Sunday, 11 November 2018

‘Paris, November 11th, 1918’ by May Wedderburn Cannan















Armistice, a day of rejoicing at the end of the war. But not for all.

May Cannan, in Paris, describes it here:

“The Pension produced some champagne at dinner and we drank the loyal toast. And then across the table G. lifted her glass to me and said “Absent.” I did not know her story nor she mine, but I drank to my friends who were dead and to my friends who, wounded, imprisoned, battered, shaken, exhausted, were alive in a new, and a terrible world.”

As Grace Freeman notes

"Born in 1893, May Wedderburn Cannan was the daughter of Charles Cannan, Dean of Trinity College, and the head of the Oxford University Press (OUP) until his death after the end of the war. Raised in and surrounded by a world of literary influence, May had her first poem printed in The Scotsman at the age of 15. By the time of the Paris Peace Conference in 1919, she had two published anthologies: In War Time (1917) and The Splendid Days (1919); these would be followed by a third, The House of Hope, in 1923."

"Like so many other female poets who were writing at the time, May’s voice is, wrongfully, not as strongly heard as the bellows of soldier-poets. She writes with a quiet, lyrical confidence, offering a moving and authentic insight into her own personal wartime experiences, away from the heart of the combat. In the spring of 1915, May was posted to Rouen, which sits on the banks of the Seine. "

"In 1918, she returned to France to work in the Espionage Department of the War Office in Paris. In ‘Paris, November 11, 1918’, a poem which is dedicated to an unknown ‘G.A.H.’, she diarises her recollection of that day, remembering the exhausting and unsatisfying arrival of the Armistice, drawing us close into the immediate aftermath of a new and broken world, and sharing the confusion and the heartbreak of the home front."

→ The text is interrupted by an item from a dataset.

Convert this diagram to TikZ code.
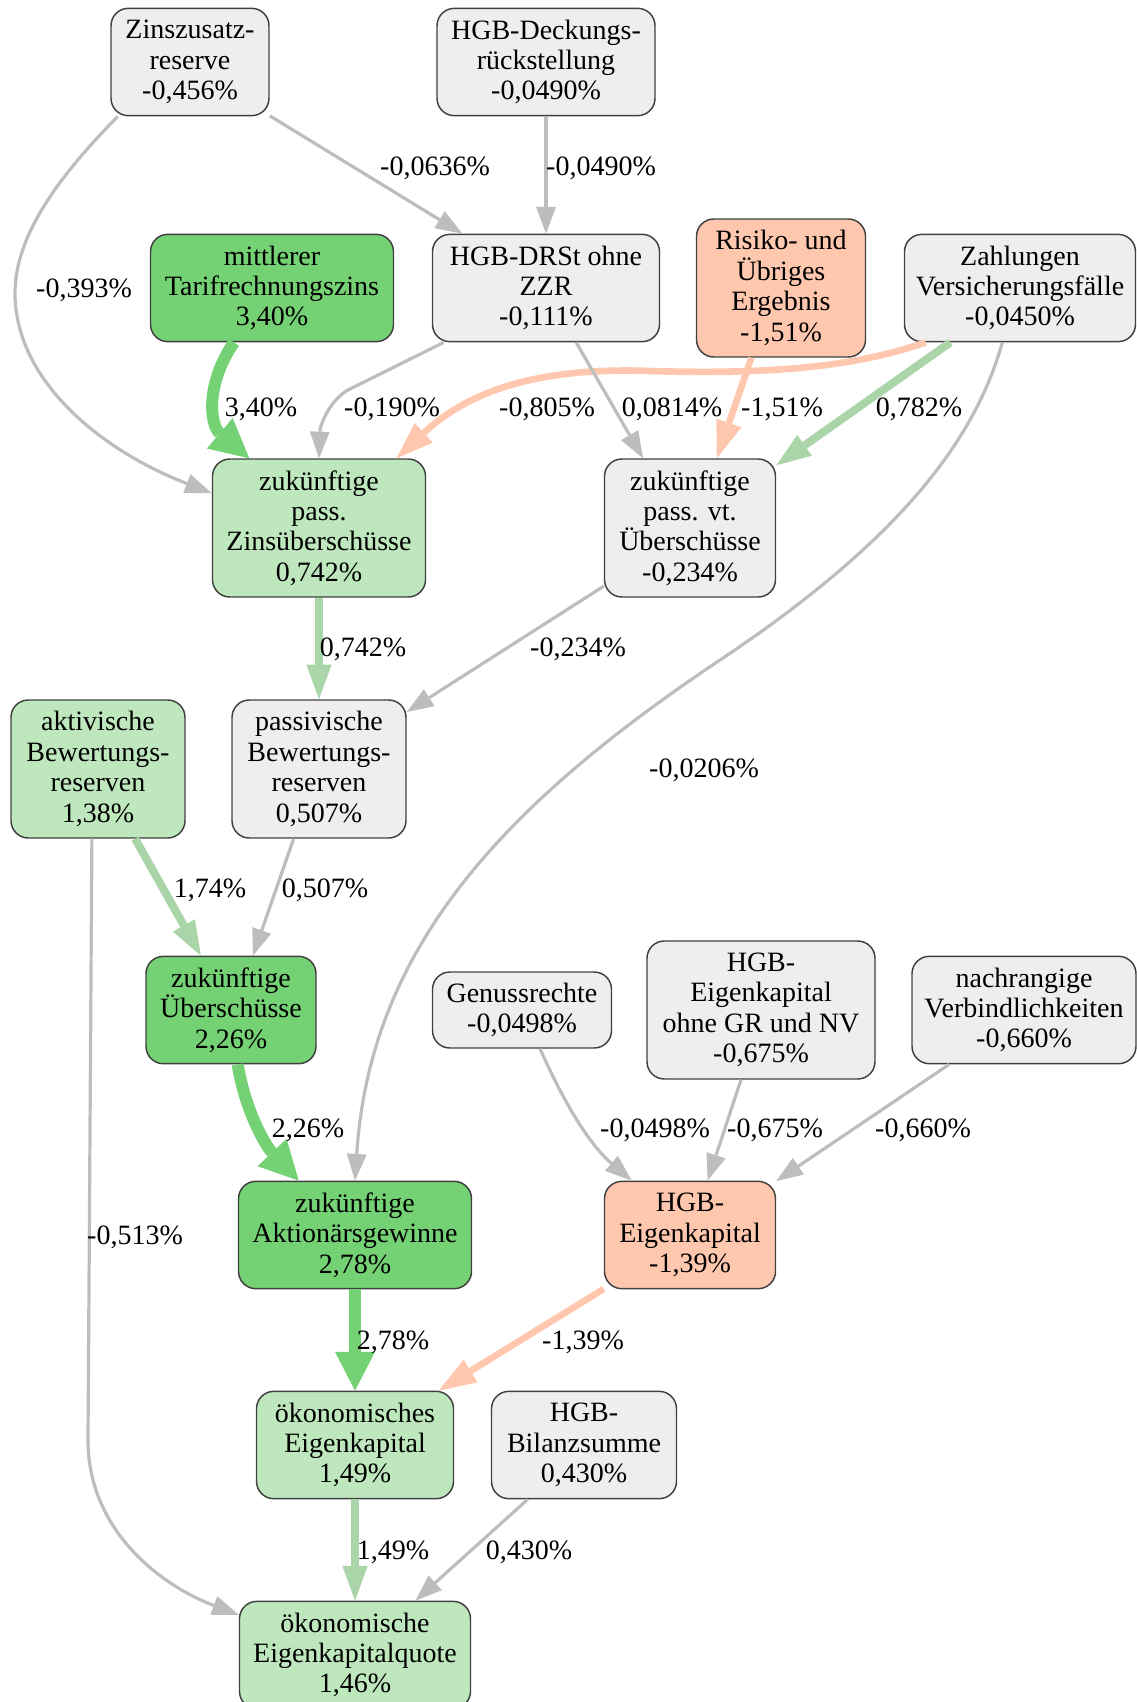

Paris, November 11th, 1918

Down on the boulevards the crowds went by,
The shouting and the singing died away,
And in the quiet we rose to drink the toasts,
Our hearts uplifted to the hour, the Day:
The King – the Army – Navy – the Allies –
England – and Victory.
And then you turned to me and with low voice
(The tables were abuzz with revelry),
‘I have a toast for you and me,’ you said,
And whispered ‘Absent,’ and we drank
Our unforgotten Dead.
But I saw Love go lonely down the years
And when I drank, the wine was salt with tears.